Oui, bien dans les frontières de l’UE les Américains n’ayant pas
grand-chose à perdre du fait de leur position géographique, du fait
qu’ils se soient remis à jouer la carte kurde à la fois contre Ankara et
Assad – c’est à se demander quels pays de l’OTAN ont bombardé les
Kurdes d’Alep – et du fait que leur véritable relation à l’EI apparaît
de plus en plus trouble. Comme preuve a contrario, on pourrait
mentionner le refus de Washington de soutenir la création d’un comité de
sauvetage des pilotes abattus par l’EI. Serait-ce parce que le projet
appartient au Kremlin ou parce que le Pentagone a la certitude que le
sort horrible du pilote jordanien capturé fin décembre 14 ne sera jamais
celui d’un pilote US ? Je me garde bien de dire « de tout pilote de la
Coalition » puisque le pilote en question qui a été brûlé vif devant les
caméras de Daesh faisait partie de la Coalition.
S’il est vrai
que les USA mènent une politique étrangère totalement criminelle et
parfois idiote, le suivisme de l’UE est quant à lui totalement dénué de
logique et suicidaire.

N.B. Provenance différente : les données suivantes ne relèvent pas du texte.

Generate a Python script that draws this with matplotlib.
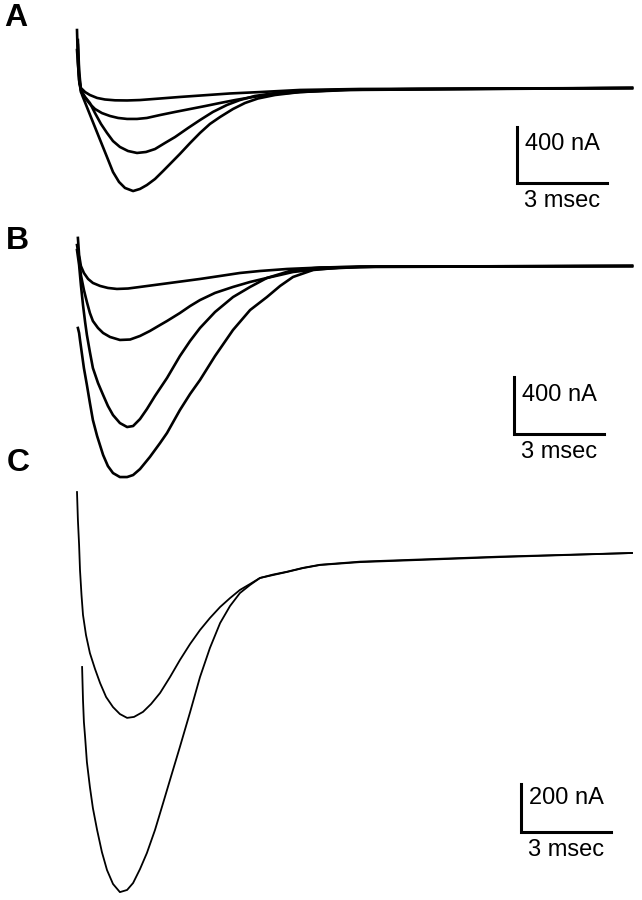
import numpy as np
import matplotlib
matplotlib.use("Agg")
import matplotlib.pyplot as plt

plt.rcParams['font.family'] = ['Liberation Sans', 'DejaVu Sans']

# ---- traces: time (msec) and current (nA) ----
# panel A, four traces, smallest to largest
a_t1 = [0, 0.07, 0.13, 0.27, 0.43, 0.67, 0.93, 1.27, 1.67, 2.1, 2.77, 3.43, 4.1, 5.1, 6.1, 7.43, 9.43, 18.5]
a_i1 = [271, 57, 0, -29, -50, -71, -82, -88, -89, -86, -75, -64, -54, -39, -29, -14, -7, 0]
a_t2 = [0.03, 0.07, 0.13, 0.27, 0.43, 0.6, 0.83, 1.1, 1.37, 1.67, 2.0, 2.33, 2.77, 3.27, 3.77, 4.27,
        4.77, 5.27, 5.87, 6.6, 7.43, 9.1, 18.5]
a_i2 = [307, 93, -29, -71, -114, -150, -179, -200, -214, -221, -221, -214, -193, -171, -150, -129,
        -107, -86, -64, -43, -29, -14, 0]
a_t3 = [0.03, 0.07, 0.13, 0.27, 0.43, 0.6, 0.8, 1.0, 1.2, 1.43, 1.7, 2.0, 2.3, 2.6, 2.93, 3.27, 3.7,
        4.1, 4.53, 5.0, 5.43, 5.93, 6.6, 7.43, 9.1, 18.5]
a_i3 = [343, 129, -14, -64, -107, -179, -257, -321, -379, -421, -450, -464, -457, -436, -393, -350, -286,
        -229, -171, -121, -86, -57, -36, -21, -11, 0]
a_t4 = [0, 0.03, 0.08, 0.17, 0.33, 0.53, 0.77, 1.0, 1.2, 1.4, 1.6, 1.87, 2.1, 2.33, 2.6, 2.87, 3.1,
        3.43, 3.77, 4.1, 4.43, 4.77, 5.2, 5.6, 6.03, 6.6, 7.43, 8.77, 11.43, 18.5]
a_i4 = [414, 186, 29, -50, -136, -243, -371, -493, -600, -671, -714, -736, -721, -693, -650, -593, -543,
        -471, -393, -321, -257, -207, -150, -107, -75, -50, -29, -14, -7, 0]

# panel B, four traces
b_t1 = [0.03, 0.07, 0.13, 0.23, 0.37, 0.53, 0.77, 1.03, 1.33, 1.7, 2.1, 2.6, 3.1, 3.6, 4.1, 4.77, 5.43,
        6.1, 7.0, 8.1, 10.1, 18.5]
b_i1 = [197, 77, 0, -49, -91, -119, -140, -154, -161, -158, -147, -133, -119, -105, -91, -70, -49,
        -35, -21, -11, -4, 0]
b_t2 = [0, 0.07, 0.13, 0.23, 0.33, 0.43, 0.53, 0.7, 0.87, 1.1, 1.43, 1.77, 2.1, 2.43, 2.77, 3.0, 3.43,
        3.77, 4.1, 4.6, 5.2, 5.77, 6.33, 6.77, 7.2, 8.1, 9.43, 18.5]
b_i2 = [147, 56, -63, -168, -253, -330, -386, -435, -470, -498, -519, -516, -491, -456, -414, -386, -330,
        -281, -239, -189, -147, -112, -84, -63, -42, -21, -7, 0]
b_t3 = [0, 0.07, 0.13, 0.2, 0.27, 0.33, 0.43, 0.53, 0.7, 0.87, 1.03, 1.2, 1.43, 1.67, 1.87, 2.1, 2.33,
        2.6, 3.0, 3.43, 3.77, 4.1, 4.6, 5.2, 5.77, 6.33, 6.77, 7.2, 8.1, 9.43, 18.5]
b_i3 = [112, 7, -133, -274, -393, -484, -604, -716, -821, -905, -982, -1046, -1102, -1130, -1123, -1074, -1004,
        -912, -786, -632, -526, -435, -323, -218, -147, -84, -56, -28, -11, -4, 0]
b_t4 = [0.03, 0.07, 0.1, 0.17, 0.23, 0.33, 0.43, 0.53, 0.67, 0.87, 1.03, 1.2, 1.43, 1.67, 1.87, 2.1, 2.43,
        2.77, 3.0, 3.43, 3.77, 4.1, 4.6, 5.2, 5.77, 6.33, 6.77, 7.2, 7.87, 8.77, 10.1, 18.5]
b_i4 = [-435, -470, -519, -625, -716, -835, -961, -1081, -1193, -1326, -1404, -1453, -1481, -1481, -1467, -1425, -1340,
        -1242, -1172, -1011, -898, -800, -632, -449, -309, -218, -140, -77, -28, -11, -4, 0]

# panel C, two traces
c_t1 = [0, 0.03, 0.07, 0.1, 0.15, 0.2, 0.3, 0.43, 0.6, 0.77, 0.97, 1.2, 1.43, 1.67, 1.9, 2.2, 2.47,
        2.77, 3.1, 3.43, 3.77, 4.1, 4.43, 4.77, 5.1, 5.43, 5.77, 6.1, 6.53, 7.0, 7.53, 8.1, 9.43,
        11.43, 14.1, 18.5]
c_i1 = [254, 138, 33, -71, -175, -258, -342, -417, -483, -542, -600, -642, -671, -687, -683, -662, -629,
        -583, -517, -446, -379, -321, -271, -225, -188, -154, -129, -104, -92, -79, -63, -50, -38,
        -29, -17, 0]
c_t2 = [0.17, 0.2, 0.23, 0.27, 0.33, 0.43, 0.53, 0.67, 0.83, 1.0, 1.2, 1.43, 1.67, 1.87, 2.1, 2.33, 2.6,
        2.87, 3.13, 3.43, 3.77, 4.1, 4.43, 4.77, 5.1, 5.43, 5.77, 6.1, 6.53, 7.0, 7.53, 8.1, 9.43,
        11.43, 14.1, 18.5]
c_i2 = [-475, -613, -704, -767, -871, -975, -1063, -1154, -1246, -1321, -1379, -1413, -1404, -1375, -1317, -1250, -1154,
        -1042, -933, -808, -663, -517, -396, -292, -221, -167, -133, -104, -90, -78, -62, -49, -36,
        -27, -15, 0]

# scale bars: (msec, nA)
bar_ms = 3
bar_na = [400, 400, 200]

W, H = 642, 900
fig = plt.figure(figsize=(W / 100, H / 100), dpi=100)

X0 = 77.0     # pixel x of t = 0
PXMS = 30.0   # pixels per msec


def panel(top, bottom, y0, k):
    # axes over pixel rows top..bottom, baseline at pixel row y0, k px per nA
    ax = fig.add_axes([0, 1 - bottom / H, 1, (bottom - top) / H])
    ax.set_xlim(-X0 / PXMS, (W - X0) / PXMS)
    ax.set_ylim((y0 - bottom) / k, (y0 - top) / k)
    ax.axis('off')
    return ax


def scalebar(ax, xpix, ypix, y0, k, na, frac):
    t = (xpix - X0) / PXMS
    i = (y0 - ypix) / k
    ax.plot([t, t, t + bar_ms], [i + na, i, i], color='black', lw=2.2,
            solid_joinstyle='miter', clip_on=False)
    ax.text(t + 0.25, i + na * frac, f'{na} nA', fontsize=17, va='center', ha='left')
    ax.text(t + 1.5, i - 18 / k, f'{bar_ms} msec', fontsize=17, va='center', ha='center')


lw = 1.9

# ---- A ----
axA = panel(0, 215, 88, 0.14)
for t, i in [(a_t1, a_i1), (a_t2, a_i2), (a_t3, a_i3), (a_t4, a_i4)]:
    axA.plot(t, i, color='black', lw=lw, clip_on=False, solid_joinstyle='round')
scalebar(axA, 517, 183, 88, 0.14, bar_na[0], 0.7)

# ---- B ----
axB = panel(215, 470, 266, 0.1425)
for t, i in [(b_t1, b_i1), (b_t2, b_i2), (b_t3, b_i3), (b_t4, b_i4)]:
    axB.plot(t, i, color='black', lw=lw, clip_on=False, solid_joinstyle='round')
scalebar(axB, 514, 434, 266, 0.1425, bar_na[1], 0.69)

# ---- C ----
axC = panel(470, 900, 553, 0.24)
for t, i in [(c_t1, c_i1), (c_t2, c_i2)]:
    axC.plot(t, i, color='black', lw=1.3, clip_on=False, solid_joinstyle='round')
scalebar(axC, 521, 832, 553, 0.24, bar_na[2], 0.71)

# panel letters
for lab, (px, py) in zip(['A', 'B', 'C'], [(16, 18), (17, 241), (18, 463)]):
    fig.text(px / W, 1 - py / H, lab, fontsize=23, fontweight='bold',
             ha='center', va='center')

fig.savefig('out.png', dpi=100, facecolor='white')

Faisant le lit du salafisme tant à l’extérieur
qu’à l’intérieur, elle est vouée à tomber dans un double piège qui
annonce l’ « affrontement eschatologique » évoqué par l’écrivain
Guillaume de Thieulloy mais avec ce seul et crucial rectificatif qu’il
ne s’agirait alors pas d’un affrontement contre l’islam mais contre sa
déviation parachevée d’un « isme ». L’hypocrisie ne paie pas et il
faudra bien, volens nolens, s’en rendre compte un jour. Peut-être que ce
jour-là ou le jour qui suivra une expiation collective dont personne ne
voudrait, le crime de haute trahison sera enfin rétabli.